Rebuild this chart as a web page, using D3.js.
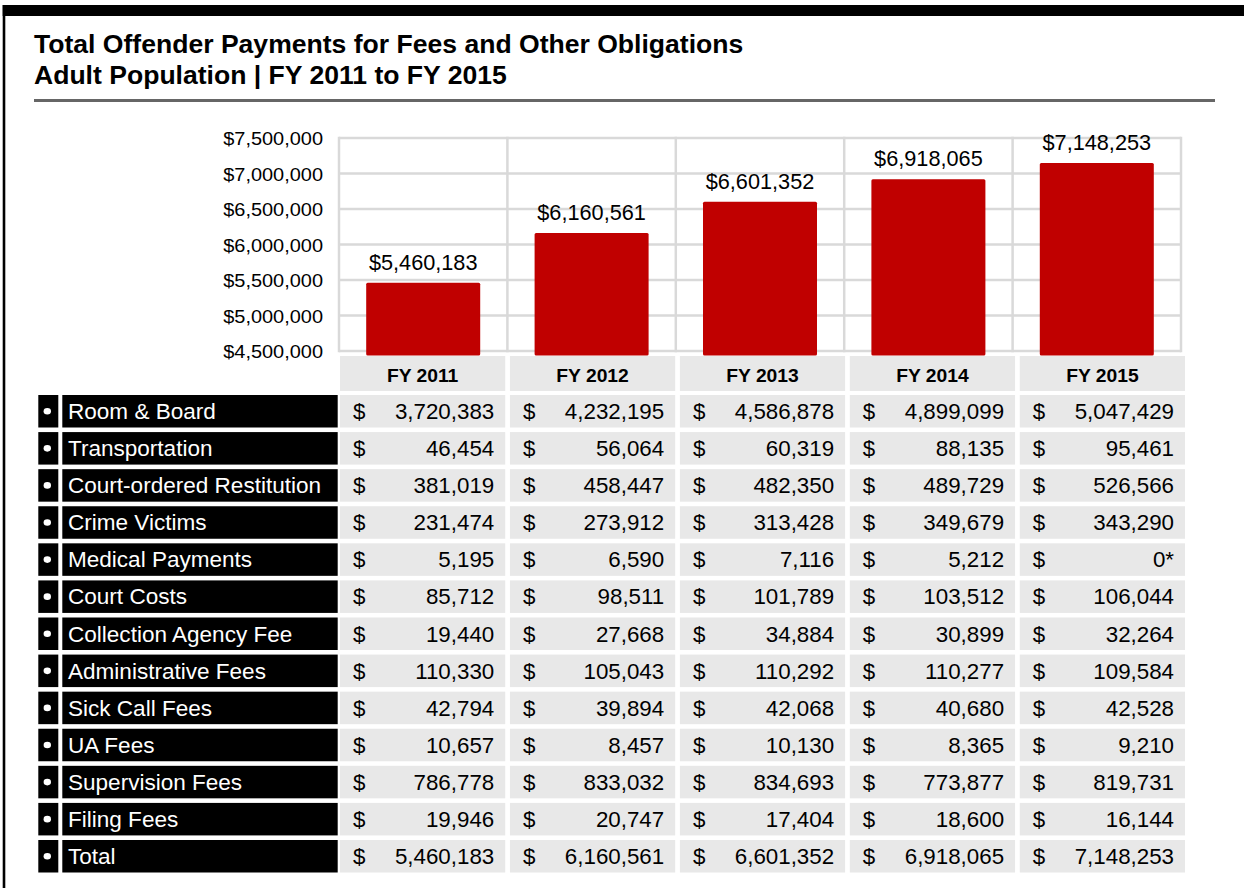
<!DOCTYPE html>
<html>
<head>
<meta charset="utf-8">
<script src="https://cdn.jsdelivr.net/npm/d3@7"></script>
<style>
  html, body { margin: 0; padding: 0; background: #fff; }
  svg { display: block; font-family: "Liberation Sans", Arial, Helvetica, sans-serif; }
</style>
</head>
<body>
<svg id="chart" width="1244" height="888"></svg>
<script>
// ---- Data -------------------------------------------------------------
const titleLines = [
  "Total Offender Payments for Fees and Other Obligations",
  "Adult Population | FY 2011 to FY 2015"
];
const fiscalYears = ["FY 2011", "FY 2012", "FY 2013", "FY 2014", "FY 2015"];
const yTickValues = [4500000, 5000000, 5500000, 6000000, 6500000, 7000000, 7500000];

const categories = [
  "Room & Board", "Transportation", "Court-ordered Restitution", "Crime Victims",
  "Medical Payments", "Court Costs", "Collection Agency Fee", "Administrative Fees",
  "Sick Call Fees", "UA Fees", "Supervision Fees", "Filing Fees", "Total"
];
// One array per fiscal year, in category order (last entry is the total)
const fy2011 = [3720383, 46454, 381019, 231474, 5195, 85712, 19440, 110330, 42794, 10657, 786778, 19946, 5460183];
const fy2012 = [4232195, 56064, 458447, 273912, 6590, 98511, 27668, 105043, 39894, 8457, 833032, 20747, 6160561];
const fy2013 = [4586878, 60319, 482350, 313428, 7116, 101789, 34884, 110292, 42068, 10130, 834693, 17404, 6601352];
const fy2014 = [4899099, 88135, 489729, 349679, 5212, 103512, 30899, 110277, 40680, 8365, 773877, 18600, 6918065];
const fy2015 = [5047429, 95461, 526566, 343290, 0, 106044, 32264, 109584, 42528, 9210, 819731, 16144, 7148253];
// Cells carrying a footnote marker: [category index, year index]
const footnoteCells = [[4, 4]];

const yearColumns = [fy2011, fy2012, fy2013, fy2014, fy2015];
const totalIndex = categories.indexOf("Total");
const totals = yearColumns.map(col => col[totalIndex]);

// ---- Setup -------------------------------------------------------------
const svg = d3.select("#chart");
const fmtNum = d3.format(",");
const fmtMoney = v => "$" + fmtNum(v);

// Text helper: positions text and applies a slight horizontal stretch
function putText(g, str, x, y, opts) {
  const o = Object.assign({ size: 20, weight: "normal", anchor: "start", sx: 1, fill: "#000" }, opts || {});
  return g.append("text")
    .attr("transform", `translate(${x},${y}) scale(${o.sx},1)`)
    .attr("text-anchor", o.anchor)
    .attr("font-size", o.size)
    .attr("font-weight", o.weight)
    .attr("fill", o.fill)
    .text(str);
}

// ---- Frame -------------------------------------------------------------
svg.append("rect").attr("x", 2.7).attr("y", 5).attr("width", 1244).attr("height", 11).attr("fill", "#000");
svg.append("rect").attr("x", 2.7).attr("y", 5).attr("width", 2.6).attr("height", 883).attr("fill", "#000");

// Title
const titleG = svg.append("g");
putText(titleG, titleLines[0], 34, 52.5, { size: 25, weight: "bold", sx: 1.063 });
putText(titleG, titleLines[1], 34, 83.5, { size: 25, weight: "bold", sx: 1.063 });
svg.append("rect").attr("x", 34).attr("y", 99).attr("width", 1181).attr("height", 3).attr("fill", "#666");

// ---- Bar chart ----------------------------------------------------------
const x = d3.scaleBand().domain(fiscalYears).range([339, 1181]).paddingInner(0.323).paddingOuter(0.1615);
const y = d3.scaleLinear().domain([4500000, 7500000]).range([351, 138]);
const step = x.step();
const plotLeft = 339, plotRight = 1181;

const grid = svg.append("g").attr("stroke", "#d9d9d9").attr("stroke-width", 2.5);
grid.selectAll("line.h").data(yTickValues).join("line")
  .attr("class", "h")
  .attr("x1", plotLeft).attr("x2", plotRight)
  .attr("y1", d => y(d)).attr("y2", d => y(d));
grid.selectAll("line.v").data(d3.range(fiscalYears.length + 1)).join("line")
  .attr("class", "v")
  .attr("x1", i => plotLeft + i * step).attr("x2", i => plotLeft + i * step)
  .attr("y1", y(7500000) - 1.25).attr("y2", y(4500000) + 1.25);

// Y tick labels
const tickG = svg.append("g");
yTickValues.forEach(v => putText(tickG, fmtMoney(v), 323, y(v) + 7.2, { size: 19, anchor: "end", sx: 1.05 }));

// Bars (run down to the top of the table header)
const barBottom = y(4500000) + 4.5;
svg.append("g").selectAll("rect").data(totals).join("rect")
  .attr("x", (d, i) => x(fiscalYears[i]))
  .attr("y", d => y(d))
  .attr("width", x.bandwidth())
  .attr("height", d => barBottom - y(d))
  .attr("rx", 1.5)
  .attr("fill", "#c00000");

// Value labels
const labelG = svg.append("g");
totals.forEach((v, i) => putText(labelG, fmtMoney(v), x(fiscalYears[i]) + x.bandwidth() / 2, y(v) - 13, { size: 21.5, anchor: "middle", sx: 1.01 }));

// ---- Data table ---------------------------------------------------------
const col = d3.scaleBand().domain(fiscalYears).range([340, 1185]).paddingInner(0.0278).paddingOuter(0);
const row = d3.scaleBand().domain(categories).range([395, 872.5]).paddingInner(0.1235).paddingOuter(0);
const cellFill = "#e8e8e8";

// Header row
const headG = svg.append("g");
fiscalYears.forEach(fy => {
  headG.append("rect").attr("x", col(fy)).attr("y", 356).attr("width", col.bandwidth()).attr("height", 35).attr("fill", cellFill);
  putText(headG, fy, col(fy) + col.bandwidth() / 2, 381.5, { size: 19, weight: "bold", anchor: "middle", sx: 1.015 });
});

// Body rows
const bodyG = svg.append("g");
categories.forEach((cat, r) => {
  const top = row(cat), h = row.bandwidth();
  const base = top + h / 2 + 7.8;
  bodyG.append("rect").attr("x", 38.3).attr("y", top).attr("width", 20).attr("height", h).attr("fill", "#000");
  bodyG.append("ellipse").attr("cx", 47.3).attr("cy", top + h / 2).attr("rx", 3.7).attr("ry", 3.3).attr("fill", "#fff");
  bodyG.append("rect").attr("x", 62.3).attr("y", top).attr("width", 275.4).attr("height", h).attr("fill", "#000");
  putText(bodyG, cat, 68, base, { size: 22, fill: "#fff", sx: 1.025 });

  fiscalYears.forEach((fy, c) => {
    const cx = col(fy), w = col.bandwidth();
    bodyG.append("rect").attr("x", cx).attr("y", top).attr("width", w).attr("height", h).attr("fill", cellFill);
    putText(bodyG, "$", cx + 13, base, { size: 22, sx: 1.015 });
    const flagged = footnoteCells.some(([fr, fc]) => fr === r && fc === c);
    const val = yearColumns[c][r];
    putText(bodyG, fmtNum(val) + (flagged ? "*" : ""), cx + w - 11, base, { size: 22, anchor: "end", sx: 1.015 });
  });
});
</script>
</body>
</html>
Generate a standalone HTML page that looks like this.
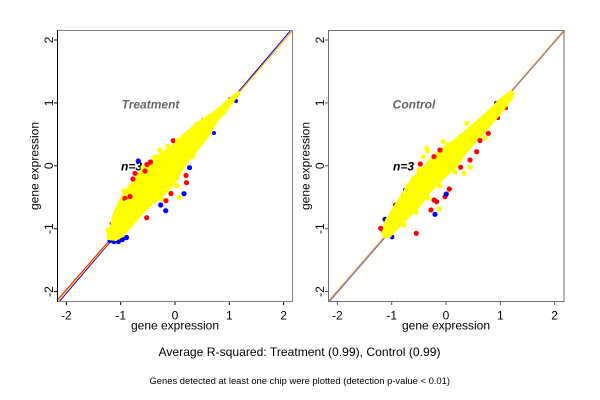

#### REQUIREMENT
Select every line above that contains the word "page", and copy it.

#### EXERCISE SOLUTION
Rebuild this chart as a web page, using D3.js.
Generate a standalone HTML page that looks like this.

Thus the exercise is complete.